I’m writing this with one eye on an article about the world’s most stressed-out cities. We need more green spaces, apparently, but while we’re waiting I suggest we all listen to more Aaron Parks. The Brooklyn-based pianist has always had a tranquil side. You can hear it on his 2008 Blue Note debut, Invisible Cinema, released when he was just 24, and on Arborescence, his softly-lit solo recording for ECM. But at Kings Place on Wednesday night, backed by his new trio of bassist Ben Street and veteran drummer Billy Hart (a former sideman to Miles Davis and McCoy Tyner), Parks was sounding particularly Zen.
The trio are midway through their first UK tour, road-testing new material before heading into the studio to record, so freshly minted Parks compositions were the order of the day.
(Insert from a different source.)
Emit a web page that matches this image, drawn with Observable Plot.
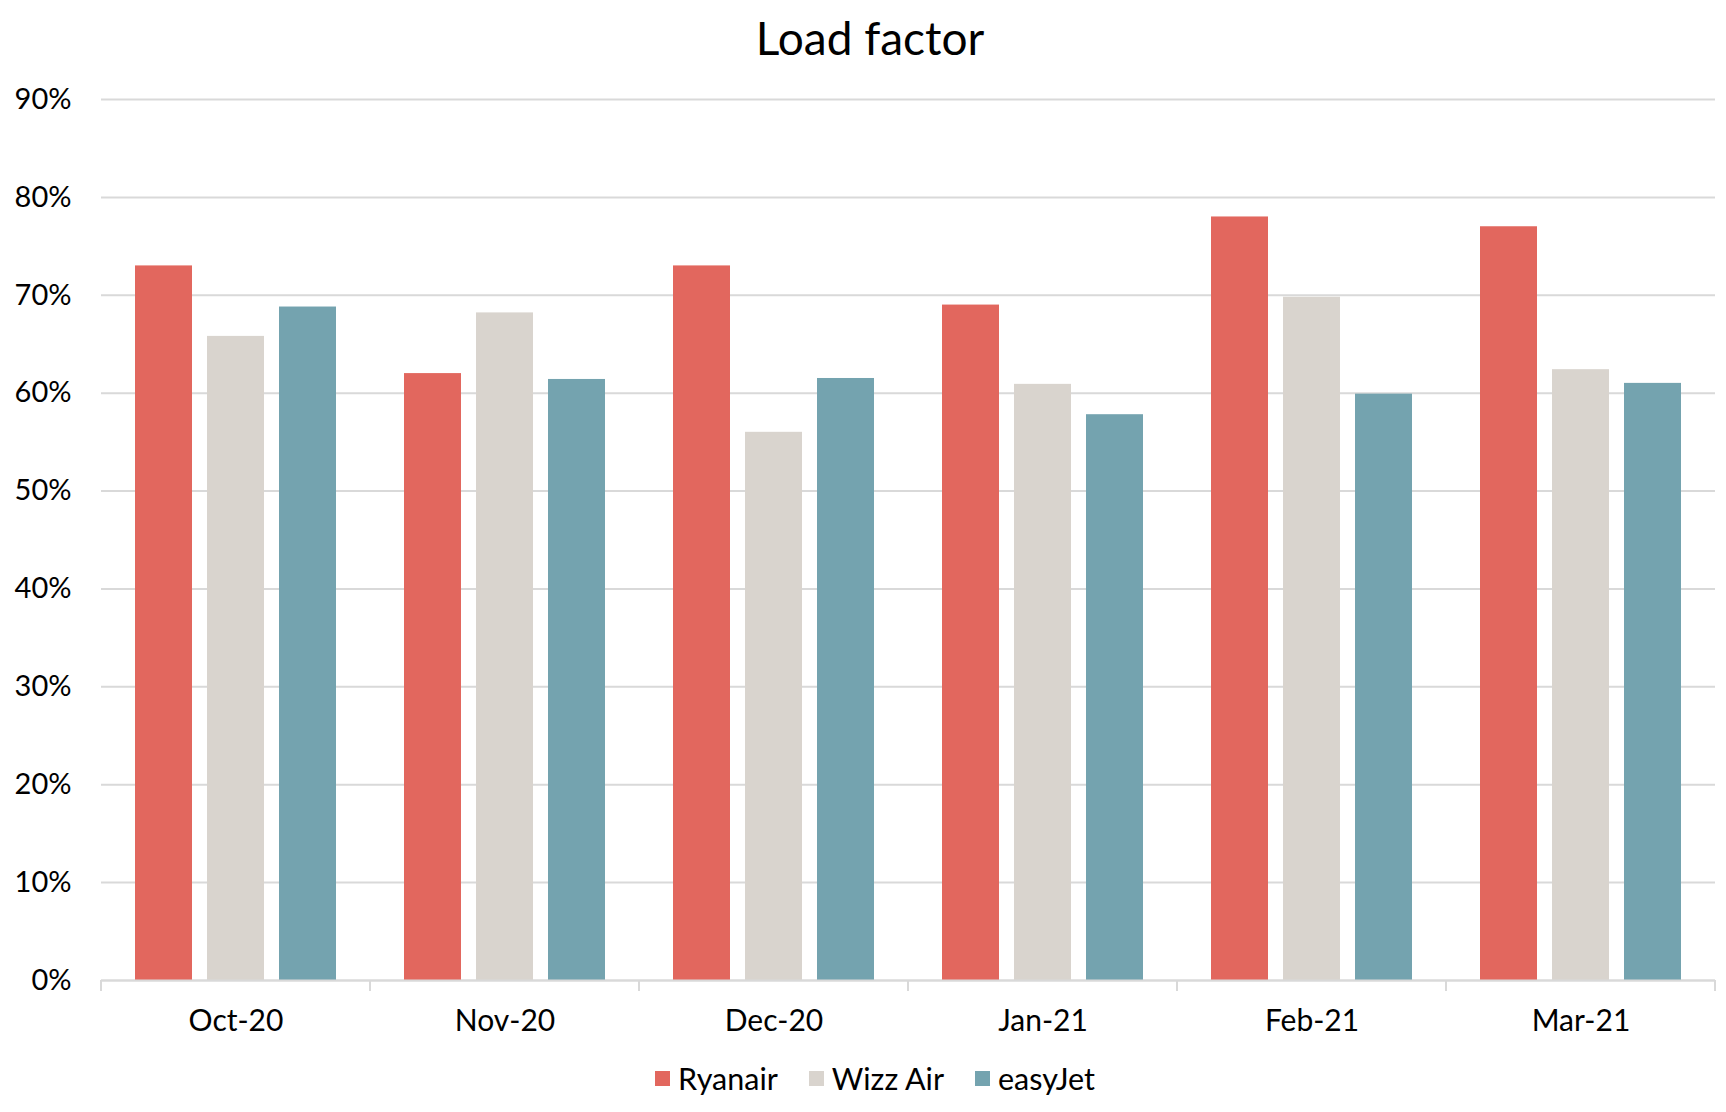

All dream-like melodies and softly treading chords, strobing vamps and flashes of icy impressionism, they’re so calming they should be available on prescription.
The half-titled ‘Isle of…’ set the tone, its melody drifting over murmuring basslines and sibilant drums before blossoming into a piano solo full of phosphorescent ripples, pirouettes and bluesy whorls. ‘Song For Sashu’ arrived with a delicate, dancing groove; ‘Alice’ (a dedication to Alice Coltrane) was graceful and grace-note-full, propelled by a quietly insistent cymbal pattern; and ‘Adrift was beautifully mysterious with a curious, ambient glow.
Parks is most often praised for his lyricism but there’s always so much rhythmic interest simmering away beneath the surface of his playing, which is amplified by the trio, and on ‘Eleutheria’ and ‘Hold Music’ their sense of time was wonderfully elastic. A handful of standards got similarly flexible treatment. The unmistakable melody of Wayne Shorter’s ‘Marie Antoinette’ floated across a swing feel so ephemeral it could have been a mirage. ‘Find The Way’, taken from a Rosemary Clooney album called Love, was introspective, full of whispering bass pedals and piano blushes, and Alec Wilder’s ‘While We're Young’ saw Parks play with transcendent fluidity, as if in some enlightened state. You can hear how much he loves these old tunes and it makes his renditions a pleasure to listen to.
Best of all of the covers was ‘Conception’, which brought a plucky bass solo from Street and some superb contributions from Hart; cymbal tattoos, bustling cross-rhythms and boomy tom-tom-work like distant war drums. While Hart’s fills are often abstract they’re never uncomfortably so and he coaxes a greater variety of textures from his kit than most percussion sections seem to manage. At times it’s like listening a fistfight in an ironmongers – the sound of skip diving for scrap metal – and it’s essential for balancing the trio. With the drummer onboard the music never gets too languorous or dynamically too one-note and Parks is free to be as Zen as he likes, knowing that the well-timed bosh of a crash cymbal will shake him from his reverie when he needs it.
“D’you think he’s a Buddhist?” asks a friend as we watch the pianist drift past us in the entrance hall and glide to the top of the escalator. “He sounds like he does a lot of meditating.” Whatever he’s doing I hope he keeps it up. I can’t remember a gig that left me feeling so relaxed.